料理人の腕が試される切り方ができて、はじめて一人前といわれるように特別の工夫があり、しかも傷みやすい魚を如何に工夫して保存しやすくするかを究めてきました。
一般的な江戸前寿司は東京湾で獲れた魚をネタにしていたのを指していました。京寿司は酢でしめたり、蒸したりして、生の魚をそのまま使うことはありませんでした。
「江戸前寿司」というのは、江戸の前、東京湾(江戸湾)で獲れた魚をネタにしたお寿司のことをもともと指していました。江戸時代初期の食事は一汁一菜の質素なもので、自宅で食事をしていましたが、明暦の大火事(1657年)で、江戸市中の三分の二も焼き尽くした為、全国から大工、左官、鷹職人を集めました。
地方から上京した単身赴任者用に、総菜屋の職人が増えていきます。火除け地の空き地が単身赴任者のたまり場になり、屋台が出る盛り場になっていったのです。
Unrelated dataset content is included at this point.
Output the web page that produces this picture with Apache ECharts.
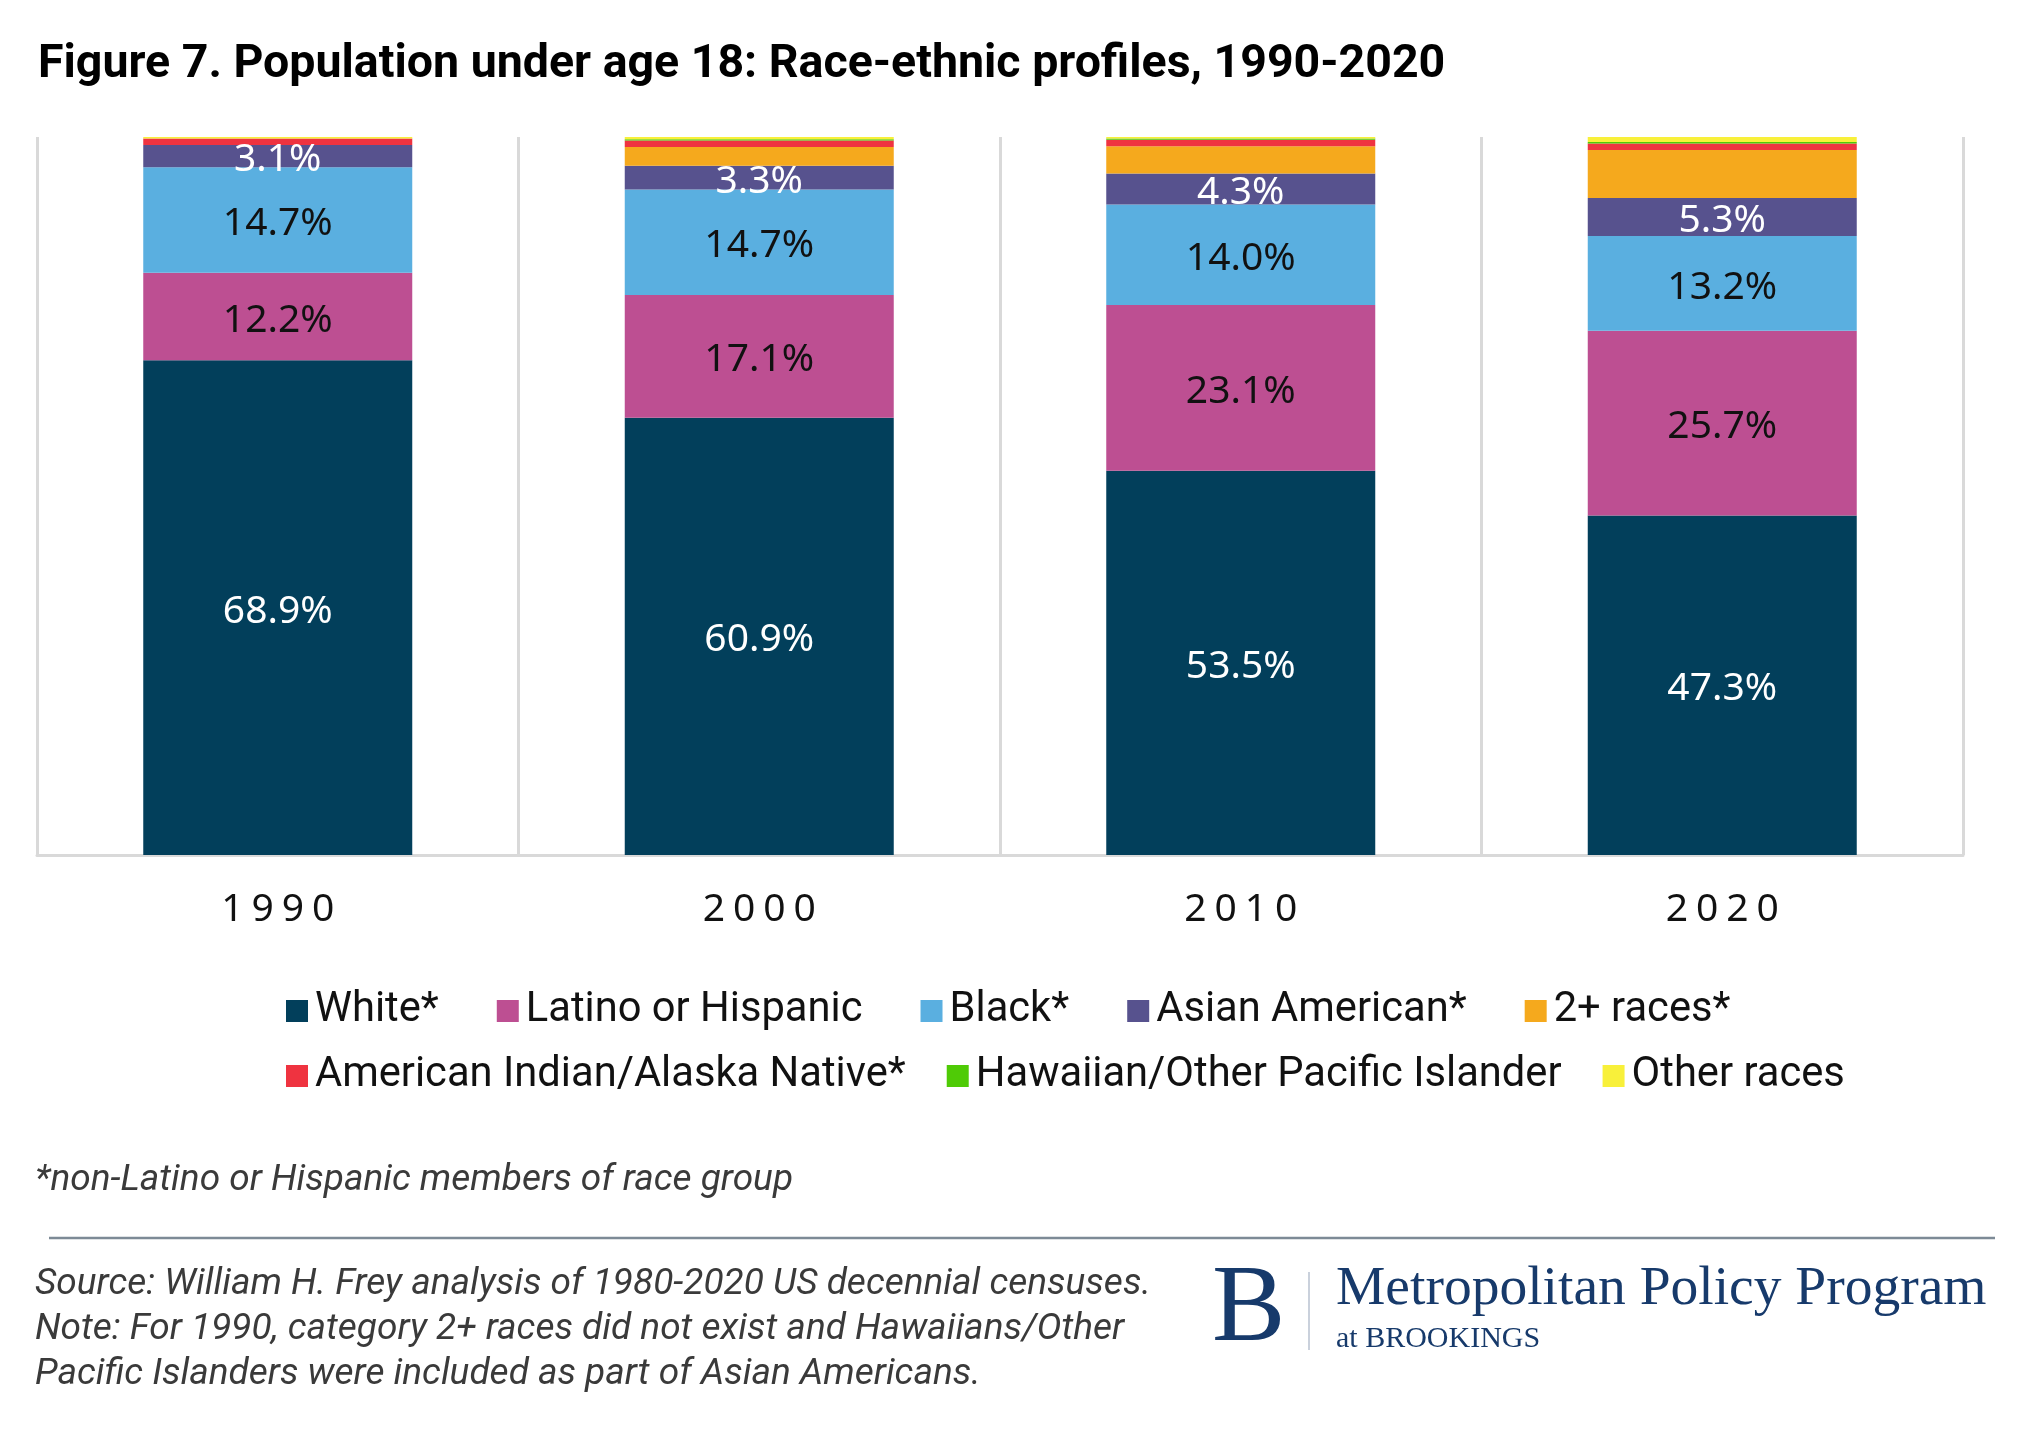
<!DOCTYPE html>
<html>
<head>
<meta charset="utf-8">
<script src="https://cdn.jsdelivr.net/npm/echarts@6/dist/echarts.min.js"></script>
<style>html,body{margin:0;padding:0;background:#fff}#c{width:2017px;height:1438px}</style>
</head>
<body>
<div id="c"></div>
<script>
// ---- data ----
const years = ['1990', '2000', '2010', '2020'];
const white    = [68.9, 60.9, 53.5, 47.3];
const latino   = [12.2, 17.1, 23.1, 25.7];
const black    = [14.7, 14.7, 14.0, 13.2];
const asian    = [3.1, 3.3, 4.3, 5.3];
const twoPlus  = [0, 2.6, 3.8, 6.7];
const aian     = [0.9, 0.9, 0.9, 0.9];
const nhpi     = [0, 0.2, 0.2, 0.2];
const other    = [0.2, 0.3, 0.2, 0.7];
const seriesNames = ['White*', 'Latino or Hispanic', 'Black*', 'Asian American*', '2+ races*',
  'American Indian/Alaska Native*', 'Hawaiian/Other Pacific Islander', 'Other races'];
const colors = ['#023f5b', '#bd4f92', '#5aafe0', '#57528e', '#f5a91d', '#ef3340', '#4fcb06', '#f8f03a'];
const labelColors = ['#ffffff', '#111111', '#111111', '#ffffff'];

const allData = [white, latino, black, asian, twoPlus, aian, nhpi, other];

const series = allData.map((d, i) => ({
  name: seriesNames[i],
  type: 'bar',
  stack: 'total',
  barWidth: 269,
  data: d,
  itemStyle: { color: colors[i] },
  label: i < 4 ? {
    show: true,
    position: 'inside',
    offset: [0, 4],
    formatter: p => p.value.toFixed(1) + '%',
    color: labelColors[i],
    fontFamily: 'Noto Sans',
    fontSize: 39
  } : { show: false },
  emphasis: { disabled: true }
}));

const chart = echarts.init(document.getElementById('c'), null, { renderer: 'canvas' });
chart.setOption({
  backgroundColor: '#ffffff',
  animation: false,
  grid: { left: 37, right: 54, top: 137, bottom: 1438 - 855, containLabel: false },
  xAxis: {
    type: 'category',
    data: years,
    axisLine: { show: true, lineStyle: { color: '#d9d9d9', width: 3 } },
    axisTick: { show: false },
    splitLine: { show: true, interval: 0, lineStyle: { color: '#d9d9d9', width: 3 } },
    axisLabel: {
      margin: 35,
      formatter: v => v.split('').map(c => '{d|' + c + '}').join(''),
      rich: { d: { fontFamily: 'Noto Sans', fontSize: 39, color: '#111', padding: [0, 4, 0, 4] } }
    }
  },
  yAxis: {
    type: 'value', min: 0, max: 100, show: false,
    splitLine: { show: false }
  },
  legend: [
    {
      data: seriesNames.slice(0, 5),
      left: 281, top: 985,
      icon: 'rect', itemWidth: 22, itemHeight: 22, itemGap: 58,
      textStyle: { fontFamily: 'Roboto', fontSize: 41.7, color: '#111', padding: [0, 0, 0, 2] },
      selectedMode: false
    },
    {
      data: seriesNames.slice(5),
      left: 281, top: 1050,
      icon: 'rect', itemWidth: 22, itemHeight: 22, itemGap: 41,
      textStyle: { fontFamily: 'Roboto', fontSize: 41.7, color: '#111', padding: [0, 0, 0, 2] },
      selectedMode: false
    }
  ],
  graphic: [
    { type: 'text', left: 38, top: 42, style: { text: 'Figure 7. Population under age 18: Race-ethnic profiles, 1990-2020', font: 'bold 46.5px Roboto', fill: '#000' } },
    { type: 'text', left: 35, top: 1162, style: { text: '*non-Latino or Hispanic members of race group', font: 'italic 37px Roboto', fill: '#3a3a3a' } },
    { type: 'line', shape: { x1: 49, y1: 1238, x2: 1995, y2: 1238 }, style: { stroke: '#7d8a96', lineWidth: 2.5 } },
    { type: 'text', left: 35, top: 1266, style: { text: 'Source: William H. Frey analysis of 1980-2020 US decennial censuses.', font: 'italic 37px Roboto', fill: '#3a3a3a' } },
    { type: 'text', left: 35, top: 1311, style: { text: 'Note: For 1990, category 2+ races did not exist and Hawaiians/Other', font: 'italic 37px Roboto', fill: '#3a3a3a' } },
    { type: 'text', left: 35, top: 1356, style: { text: 'Pacific Islanders were included as part of Asian Americans.', font: 'italic 37px Roboto', fill: '#3a3a3a' } },
    { type: 'text', left: 1212, top: 1256, style: { text: 'B', font: '110px "Liberation Serif"', fill: '#173a6b' } },
    { type: 'line', shape: { x1: 1309, y1: 1272, x2: 1309, y2: 1350 }, style: { stroke: '#b8c2d0', lineWidth: 1.5 } },
    { type: 'text', left: 1336, top: 1261, style: { text: 'Metropolitan Policy Program', font: '55.5px "Liberation Serif"', fill: '#173a6b' } },
    { type: 'text', left: 1336, top: 1324, style: { text: 'at BROOKINGS', font: '30px "Liberation Serif"', fill: '#173a6b' } }
  ],
  series: series
});
</script>
</body>
</html>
元禄の頃、木炭が普及して、その場で調理できる焼き魚屋、蕎麦、おでんが販売されるようになり、やがて、屋台で商売する人たちが増え、浅草の浅草寺境内の茶屋で、奈良茶飯が販売されたのが、食べもの屋としてのルーツと言われています。
その後、1664年(寛文3年)に蕎麦屋ができ、享保年間に寿司、天ぷら、ウナギがファーストフードとして普及しました。これが担ぎ屋台の代表となります。
屋台の形式は、食材、野菜、魚、南蛮菓子、麹、油、かつお、金魚、苗木を売る振り売り(棒手振り)があり、幕府は49種類を許可していました。担ぎ屋台は担いで移動した蕎麦屋に代表されます。また、寺院の境内や門前で床店(とこみせ)とよばれる屋台です。屋台見世は据え置きで仮設の店舗では寿司があり、担いで移動しない店舗です。
にぎり鮨は「文化文政年間(1804~1830年)に酢飯に魚などの具をのせて販売し、酢飯はおにぎりに近い大きさで一貫4文か8文で販売されていました。(1文は約32.5円)江戸前料理の基本は濃い口醤油で京都の薄口醤油とは異なります。蕎麦の汁も天ぷらの天つゆも濃い口醤油が基本です。
時代と共に江戸前寿司は進化していき、江戸前寿司と京寿司はそれぞれの地域の特徴を活かした寿司へと進化していきました。